The state must elect to participate and then provide the federal government with a list of eligible SGOs within that state.
The SGO must be a Section 501(c)(3) organization that provides support to 10 or more students, not all attending the same school.
The financial support must be for students in elementary or secondary school whose family income does not exceed 300% of the area median income.
The SGO must have procedures to verify student eligibility for the support. It must also maintain a separate fund for the program contributions.
This will not be easy for many SGOs. Some of these organizations already exist, but they have never needed to test student eligibility.

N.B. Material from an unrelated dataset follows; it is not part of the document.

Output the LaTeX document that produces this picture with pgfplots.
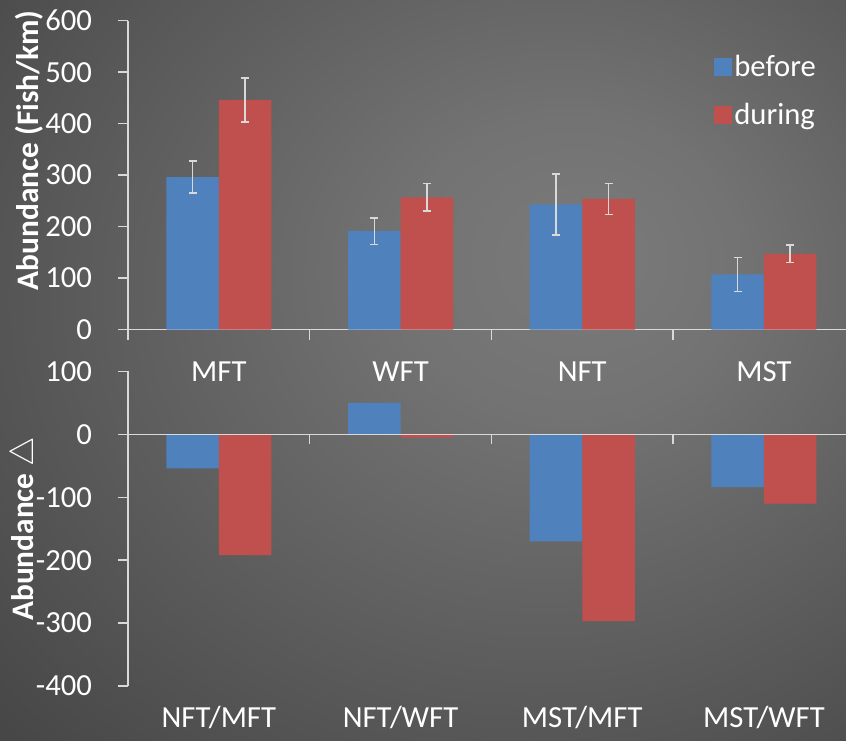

The Treasury has already created a way for states to elect early to the program. Early adopters need not provide a list of SGOs yet.
About half the states have already elected to participate. New Mexico is not one of them.
Advocates of this program say that a state has nothing to lose from participating. This is not clear. There is still time to elect to participate.
New Mexico, like several other states, has said it wants to see more details about the program before it makes a final decision.
The Treasury will need to issue regulations that interpret specifics of the credit, and it is not unreasonable for a state to want to see what these details are.